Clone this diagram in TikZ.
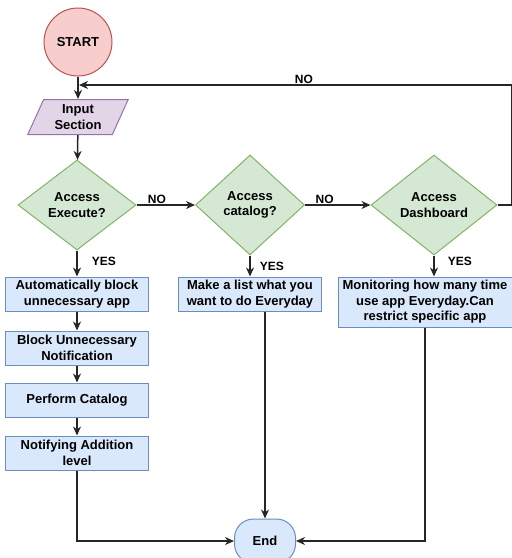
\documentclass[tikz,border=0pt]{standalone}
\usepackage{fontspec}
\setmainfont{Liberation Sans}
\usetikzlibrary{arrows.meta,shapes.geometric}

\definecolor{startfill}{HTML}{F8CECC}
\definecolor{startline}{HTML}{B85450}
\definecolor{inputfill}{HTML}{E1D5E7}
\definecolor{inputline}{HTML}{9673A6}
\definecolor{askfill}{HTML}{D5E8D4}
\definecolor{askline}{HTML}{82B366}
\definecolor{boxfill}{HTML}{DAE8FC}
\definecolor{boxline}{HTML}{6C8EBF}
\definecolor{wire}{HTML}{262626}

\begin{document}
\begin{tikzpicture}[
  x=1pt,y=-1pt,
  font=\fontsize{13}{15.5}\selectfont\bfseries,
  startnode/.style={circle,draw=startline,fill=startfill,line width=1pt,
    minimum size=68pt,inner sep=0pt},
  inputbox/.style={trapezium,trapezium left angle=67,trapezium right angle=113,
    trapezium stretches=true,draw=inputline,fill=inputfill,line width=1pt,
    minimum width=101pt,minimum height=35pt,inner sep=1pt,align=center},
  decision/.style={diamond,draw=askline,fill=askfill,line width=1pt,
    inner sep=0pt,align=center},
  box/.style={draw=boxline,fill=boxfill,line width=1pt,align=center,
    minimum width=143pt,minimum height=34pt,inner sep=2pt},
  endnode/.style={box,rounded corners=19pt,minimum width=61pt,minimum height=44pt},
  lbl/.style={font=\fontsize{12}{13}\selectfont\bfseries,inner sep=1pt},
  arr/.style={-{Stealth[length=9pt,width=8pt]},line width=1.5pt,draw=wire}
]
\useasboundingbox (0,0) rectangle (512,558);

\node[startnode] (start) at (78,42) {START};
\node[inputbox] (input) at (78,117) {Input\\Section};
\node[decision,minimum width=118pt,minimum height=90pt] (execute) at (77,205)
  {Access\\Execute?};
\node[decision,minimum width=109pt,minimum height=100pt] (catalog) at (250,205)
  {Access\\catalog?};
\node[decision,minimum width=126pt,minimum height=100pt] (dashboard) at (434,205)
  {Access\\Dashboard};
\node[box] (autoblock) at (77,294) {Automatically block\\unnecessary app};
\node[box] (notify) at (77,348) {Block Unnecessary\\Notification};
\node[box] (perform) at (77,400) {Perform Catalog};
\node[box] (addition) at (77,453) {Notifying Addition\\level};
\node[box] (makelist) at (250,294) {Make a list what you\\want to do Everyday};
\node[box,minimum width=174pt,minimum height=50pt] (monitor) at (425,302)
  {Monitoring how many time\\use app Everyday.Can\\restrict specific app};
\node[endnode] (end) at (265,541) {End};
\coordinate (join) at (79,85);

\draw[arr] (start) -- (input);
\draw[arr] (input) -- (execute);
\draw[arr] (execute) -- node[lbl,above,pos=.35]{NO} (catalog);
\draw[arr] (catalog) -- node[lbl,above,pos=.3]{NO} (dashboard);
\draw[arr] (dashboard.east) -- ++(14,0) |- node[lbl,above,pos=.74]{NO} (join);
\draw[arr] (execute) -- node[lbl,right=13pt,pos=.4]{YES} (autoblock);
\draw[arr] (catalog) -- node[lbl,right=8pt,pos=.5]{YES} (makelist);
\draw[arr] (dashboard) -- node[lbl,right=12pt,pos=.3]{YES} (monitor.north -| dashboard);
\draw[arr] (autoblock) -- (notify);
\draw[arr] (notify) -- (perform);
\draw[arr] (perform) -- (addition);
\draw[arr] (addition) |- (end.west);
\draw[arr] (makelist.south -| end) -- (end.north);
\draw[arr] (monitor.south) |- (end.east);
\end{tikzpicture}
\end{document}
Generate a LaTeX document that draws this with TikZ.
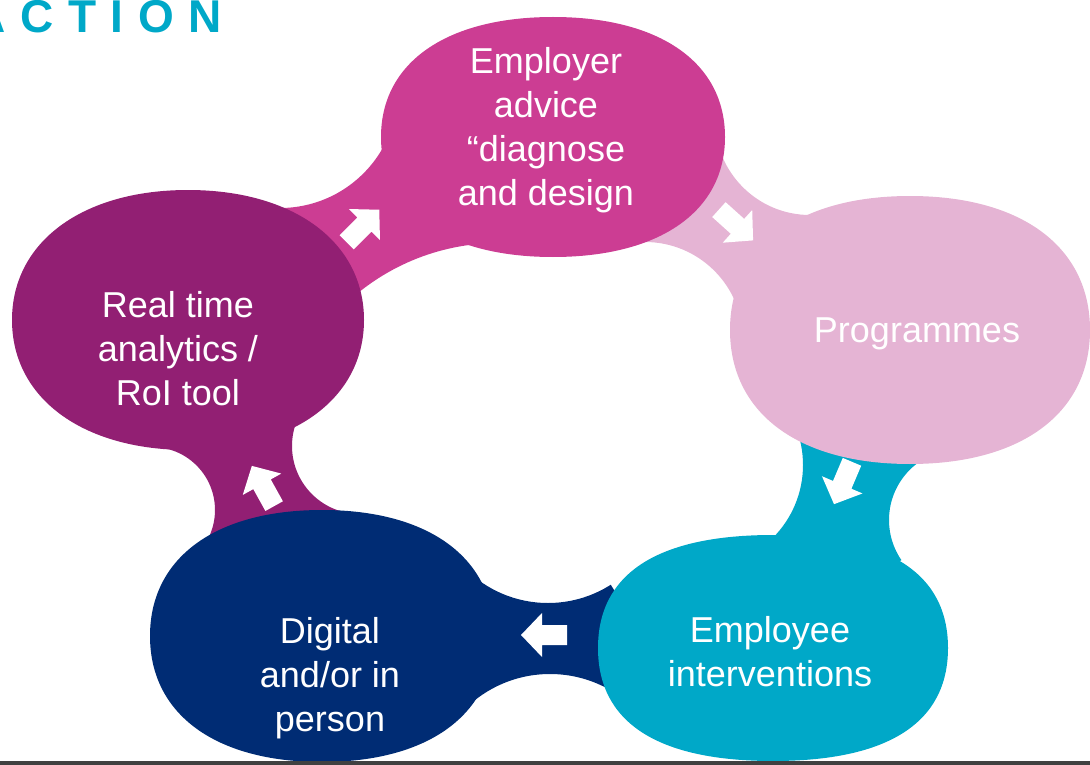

# # # #

• WRITTEN EXERCISE
Take the material above from its first line through the line holding "(0,0) rectangle (512,558);" and set it down exactly, without the pictures.

• COMPLETE OUTPUT
Clone this diagram in TikZ.
\documentclass[tikz,border=0pt]{standalone}
\usepackage{fontspec}
\setmainfont{Liberation Sans}
\usetikzlibrary{arrows.meta,shapes.geometric}

\definecolor{startfill}{HTML}{F8CECC}
\definecolor{startline}{HTML}{B85450}
\definecolor{inputfill}{HTML}{E1D5E7}
\definecolor{inputline}{HTML}{9673A6}
\definecolor{askfill}{HTML}{D5E8D4}
\definecolor{askline}{HTML}{82B366}
\definecolor{boxfill}{HTML}{DAE8FC}
\definecolor{boxline}{HTML}{6C8EBF}
\definecolor{wire}{HTML}{262626}

\begin{document}
\begin{tikzpicture}[
  x=1pt,y=-1pt,
  font=\fontsize{13}{15.5}\selectfont\bfseries,
  startnode/.style={circle,draw=startline,fill=startfill,line width=1pt,
    minimum size=68pt,inner sep=0pt},
  inputbox/.style={trapezium,trapezium left angle=67,trapezium right angle=113,
    trapezium stretches=true,draw=inputline,fill=inputfill,line width=1pt,
    minimum width=101pt,minimum height=35pt,inner sep=1pt,align=center},
  decision/.style={diamond,draw=askline,fill=askfill,line width=1pt,
    inner sep=0pt,align=center},
  box/.style={draw=boxline,fill=boxfill,line width=1pt,align=center,
    minimum width=143pt,minimum height=34pt,inner sep=2pt},
  endnode/.style={box,rounded corners=19pt,minimum width=61pt,minimum height=44pt},
  lbl/.style={font=\fontsize{12}{13}\selectfont\bfseries,inner sep=1pt},
  arr/.style={-{Stealth[length=9pt,width=8pt]},line width=1.5pt,draw=wire}
]
\useasboundingbox (0,0) rectangle (512,558);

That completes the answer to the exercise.